- _Written task_
Pick out each line with the word "chart" from the material that follows.

- _Source data_
Start

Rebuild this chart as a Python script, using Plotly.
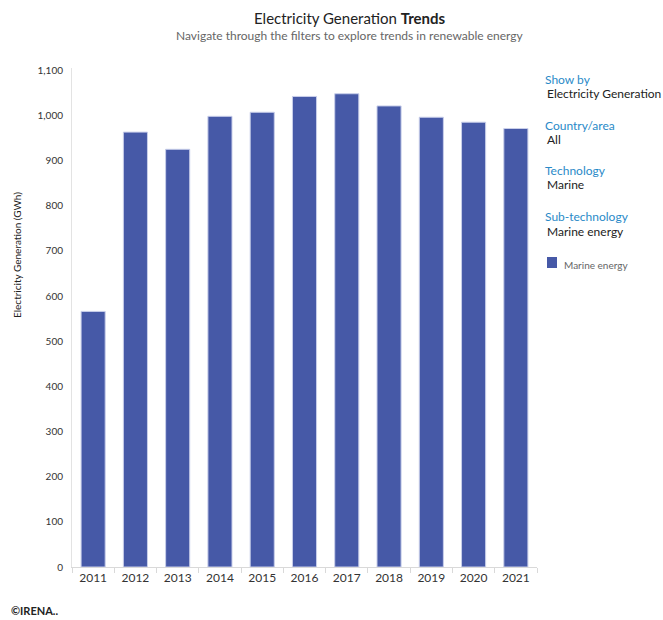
import plotly.graph_objects as go

# Annual marine energy electricity generation (GWh)
years = ["2011", "2012", "2013", "2014", "2015", "2016", "2017", "2018", "2019", "2020", "2021"]
generation_gwh = [566, 963, 925, 998, 1007, 1042, 1048, 1021, 996, 985, 971]
y_ticks = [0, 100, 200, 300, 400, 500, 600, 700, 800, 900, 1000, 1100]

# Filter panel shown beside the chart
filter_labels = ["Show by", "Country/area", "Technology", "Sub-technology"]
filter_values = ["Electricity Generation", "All", "Marine", "Marine energy"]
series_name = "Marine energy"

BAR_COLOR = "#4659A7"
FILTER_BLUE = "#2A8AC8"
FONT = "Lato, 'Open Sans', sans-serif"

fig = go.Figure(
    go.Bar(
        x=years,
        y=generation_gwh,
        name=series_name,
        marker=dict(color=BAR_COLOR, line=dict(color="#C9CFEA", width=1)),
        hovertemplate="%{x}: %{y:,} GWh<extra></extra>",
    )
)

fig.update_layout(
    width=663,
    height=620,
    margin=dict(l=72, r=126, t=68, b=53),
    paper_bgcolor="white",
    plot_bgcolor="white",
    bargap=0.43,
    showlegend=False,
    font=dict(family=FONT, color="#333333"),
)

fig.update_xaxes(
    type="category",
    showline=True,
    linecolor="#D9D9D9",
    linewidth=1,
    ticks="outside",
    tickson="boundaries",
    ticklen=5,
    tickcolor="#D9D9D9",
    tickfont=dict(size=12, color="#333333"),
    showgrid=False,
)

fig.update_yaxes(
    range=[0, 1105],
    tickvals=y_ticks,
    tickformat=",",
    showline=True,
    linecolor="#E3E3E3",
    linewidth=1,
    showgrid=False,
    zeroline=False,
    ticks="",
    ticklabelstandoff=6,
    tickfont=dict(size=10, color="#333333"),
)

annotations = [
    dict(
        text="Electricity Generation <b>Trends</b>",
        x=350, y=18, font=dict(size=15, color="#222222"),
    ),
    dict(
        text="Navigate through the filters to explore trends in renewable energy",
        x=350, y=35, font=dict(size=12, color="#666666"),
    ),
    dict(
        text="Electricity Generation (GWh)",
        x=17, y=255, textangle=-90, font=dict(size=10, color="#222222"),
    ),
]

# Filter panel: blue headings with their current selections beneath
label_y = [79, 125, 170, 217]
for label, value, ly in zip(filter_labels, filter_values, label_y):
    annotations.append(dict(text=label, x=543, y=ly, xanchor="left",
                            font=dict(size=12, color=FILTER_BLUE)))
    annotations.append(dict(text=value, x=545, y=ly + 14, xanchor="left",
                            font=dict(size=12, color="#222222")))

# Legend entry
annotations.append(dict(text=series_name, x=562, y=265, xanchor="left",
                        font=dict(size=10, color="#666666")))
annotations.append(dict(text="<b>©IRENA..</b>", x=9, y=610, xanchor="left",
                        font=dict(size=11, color="#222222")))

for a in annotations:
    a.setdefault("xanchor", "center")
    a.update(xref="paper", yref="paper", yanchor="middle", showarrow=False)
    # convert pixel positions to paper coordinates of the plotting area
    a["x"] = (a["x"] - 72) / (663 - 72 - 126)
    a["y"] = (620 - 53 - a["y"]) / (620 - 68 - 53)

fig.update_layout(annotations=annotations)

fig.add_shape(
    type="rect", xref="paper", yref="paper",
    x0=(547 - 72) / 465, x1=(557 - 72) / 465,
    y0=(567 - 268) / 499, y1=(567 - 257) / 499,
    fillcolor=BAR_COLOR, line=dict(width=0),
)

fig.write_html("out.html")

End

- _Exercise solution_
Rebuild this chart as a Python script, using Plotly.
# Filter panel shown beside the chart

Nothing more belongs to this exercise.